Dinosaurs are often thought of as large, fierce animals, but new research highlights a previously overlooked diversity of small dinosaurs. In the Journal of Vertebrate Paleontology, a team of paleontologists from the University of Toronto, Royal Ontario Museum, Cleveland Museum of Natural History and University of Calgary have described a new dinosaur, the smallest plant-eating dinosaur species known from Canada. Albertadromeus syntarsus was identified from a partial hind leg, and other skeletal elements, that indicate it was a speedy runner. Approximately 1.6 m (5 ft) long, it weighed about 16 kg (30 lbs), comparable to a large turkey.
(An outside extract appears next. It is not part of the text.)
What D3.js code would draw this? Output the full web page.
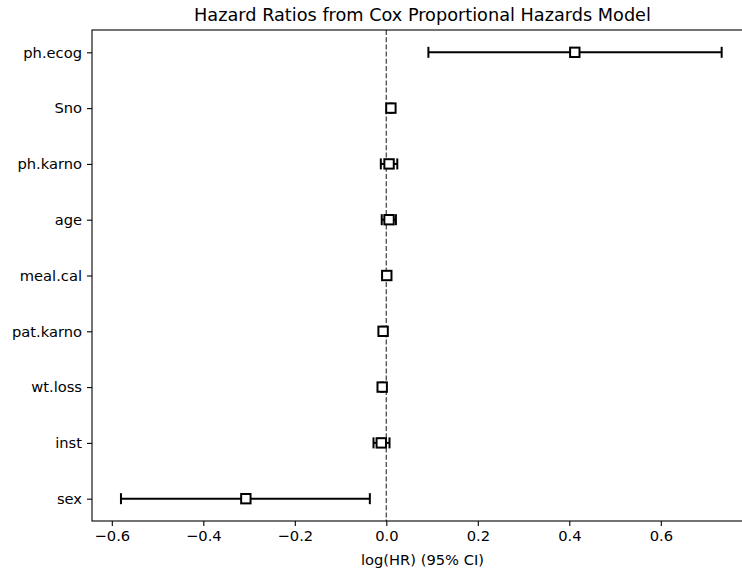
<!DOCTYPE html>
<html>
<head>
<meta charset="utf-8">
<script src="https://cdn.jsdelivr.net/npm/d3@7"></script>
<style>
  body { margin: 0; background: #fff; }
  svg { display: block; font-family: "DejaVu Sans", sans-serif; }
  .axis text { font-family: "DejaVu Sans", sans-serif; font-size: 14.7px; fill: #000; }
  .axis path, .axis line { stroke: #000; stroke-width: 1.1; }
</style>
</head>
<body>
<svg id="chart" width="742" height="572"></svg>
<script>
// covariates, top to bottom
var covariates = ['ph.ecog', 'Sno', 'ph.karno', 'age', 'meal.cal', 'pat.karno', 'wt.loss', 'inst', 'sex'];
var logHR   = [0.412, 0.010, 0.006, 0.006, 0.001, -0.007, -0.009, -0.011, -0.307];
var ciLower = [0.092, 0.008, -0.012, -0.010, -0.001, -0.009, -0.011, -0.028, -0.580];
var ciUpper = [0.733, 0.012, 0.024, 0.021, 0.003, -0.005, -0.007, 0.007, -0.036];
var xTicks  = [-0.6, -0.4, -0.2, 0.0, 0.2, 0.4, 0.6];

var margin = { top: 30, left: 92 };
var width = 661;   // runs past the window edge, like the reference
var height = 491;

var svg = d3.select('#chart');
var g = svg.append('g')
    .attr('transform', 'translate(' + margin.left + ',' + margin.top + ')');

var x = d3.scaleLinear()
    .domain([-0.6433, 0.8015])
    .range([0, width]);

var y = d3.scaleLinear()
    .domain([-0.4, covariates.length - 1 + 0.4])
    .range([0, height]);

var data = covariates.map(function(name, i) {
  return { name: name, i: i, hr: logHR[i], lo: ciLower[i], hi: ciUpper[i] };
});

// reference line at 0
g.append('line')
    .attr('x1', x(0)).attr('x2', x(0))
    .attr('y1', 0).attr('y2', height)
    .attr('stroke', '#555')
    .attr('stroke-width', 1.4)
    .attr('stroke-dasharray', '5,2.2');

// axes
g.append('g')
    .attr('class', 'axis x')
    .attr('transform', 'translate(0,' + height + ')')
    .call(d3.axisBottom(x)
      .tickValues(xTicks)
      .tickSize(5)
      .tickPadding(5)
      .tickFormat(function(d) { return d3.format('.1f')(d).replace('-', '\u2212'); }))
    .call(function(a) { a.select('.domain').remove(); });

g.append('g')
    .attr('class', 'axis y')
    .call(d3.axisLeft(y)
      .tickValues(d3.range(covariates.length))
      .tickSize(5)
      .tickPadding(5)
      .tickFormat(function(d) { return covariates[d]; }))
    .call(function(a) { a.select('.domain').remove(); });

// spines
g.append('rect')
    .attr('x', 0).attr('y', 0)
    .attr('width', width).attr('height', height)
    .attr('fill', 'none')
    .attr('stroke', '#000')
    .attr('stroke-width', 1.1);

// error bars
var bars = g.selectAll('.bar')
    .data(data)
    .enter().append('g')
    .attr('class', 'bar');

bars.append('line')
    .attr('x1', function(d) { return x(d.lo); })
    .attr('x2', function(d) { return x(d.hi); })
    .attr('y1', function(d) { return y(d.i); })
    .attr('y2', function(d) { return y(d.i); })
    .attr('stroke', '#000')
    .attr('stroke-width', 2);

['lo', 'hi'].forEach(function(k) {
  bars.append('line')
      .attr('x1', function(d) { return x(d[k]); })
      .attr('x2', function(d) { return x(d[k]); })
      .attr('y1', function(d) { return y(d.i) - 5.5; })
      .attr('y2', function(d) { return y(d.i) + 5.5; })
      .attr('stroke', '#000')
      .attr('stroke-width', 2);
});

bars.append('rect')
    .attr('x', function(d) { return x(d.hr) - 4.7; })
    .attr('y', function(d) { return y(d.i) - 4.7; })
    .attr('width', 9.4)
    .attr('height', 9.4)
    .attr('fill', '#fff')
    .attr('stroke', '#000')
    .attr('stroke-width', 2);

// title and axis label
svg.append('text')
    .attr('x', margin.left + width / 2)
    .attr('y', 21)
    .attr('text-anchor', 'middle')
    .style('font-size', '17.7px')
    .text('Hazard Ratios from Cox Proportional Hazards Model');

svg.append('text')
    .attr('x', margin.left + width / 2)
    .attr('y', 565)
    .attr('text-anchor', 'middle')
    .style('font-size', '14.7px')
    .text('log(HR) (95% CI)');
</script>
</body>
</html>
Albertadromeus lived in what is now southern Alberta in the Late Cretaceous, about 77 million years ago. Albertadromeus syntarsus means "Alberta runner with fused foot bones". Unlike its much larger ornithopod cousins, the duckbilled dinosaurs, its two fused lower leg bones would have made it a fast, agile two-legged runner. This animal is the smallest known plant-eating dinosaur in its ecosystem, and researchers hypothesize that it used its speed to avoid predation by the many species of meat-eating dinosaurs that lived at the same time.
Albertadromeus was discovered in 2009 by study co-author David Evans of the Royal Ontario Museum as part an on-going collaboration with Michael Ryan of the Cleveland Museum of Natural History to investigate the evolution of dinosaurs in the Late Cretaceous of North America. The known dinosaur diversity of this time period is dominated by large bodied plant-eating dinosaurs.